The US administration is pressing Saudi Arabia and some other OPEC members to fill in any supply gap that will arise when US sanctions curtail Iranian crude exports. However, speculations have already been emerging that cutting off Iran’s oil supplies without creating new tensions in markets is easier said than done.
Turkey says it remains determined to maintain trade ties with Iran in an apparent defiance against a purported plan by the US to urge all nations to cut imports of Iranian oil from November.
Reuters in a recent report quoted estimates by the International Energy Agency (IEA) as showing that the US could not rely on Saudi Arabia for too long to make up for the missing Iranian oil supplies once American sanctions are re-imposed against the country.
China is gearing up to “vacuum up much of the Iranian oil that other nations won’t buy because of the threat of US sanctions,” a senior US government energy official has said.
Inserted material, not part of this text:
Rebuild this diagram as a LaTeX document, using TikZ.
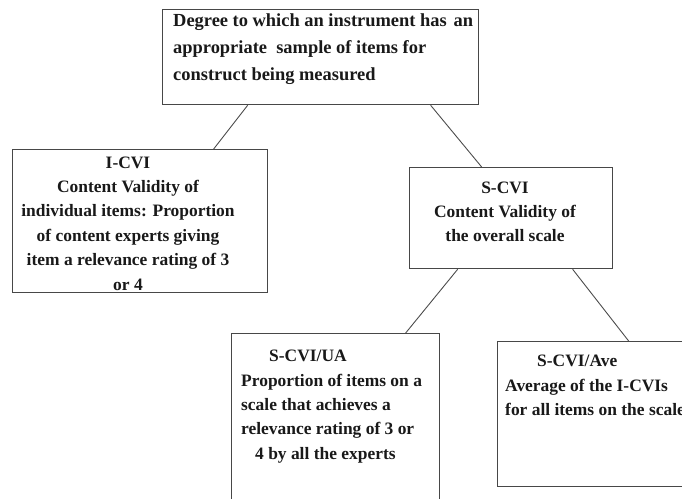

Iran has warned that Trump’s struggles to sanction Iran’s oil purchases would push up crude oil prices to as high as $100 per barrel and beyond.
Iran has also warned that the US president was wrong to believe that Saudi Arabia and Russia would help reduce oil prices, adding that both key global producers had little vested interest in bringing down the prices.
Iranian Oil Minister Bijan Zangeneh and Russian Energy Minister Alexander Novak have met in Moscow and discussed the possibility of Russian oil companies taking part in projects in Iran.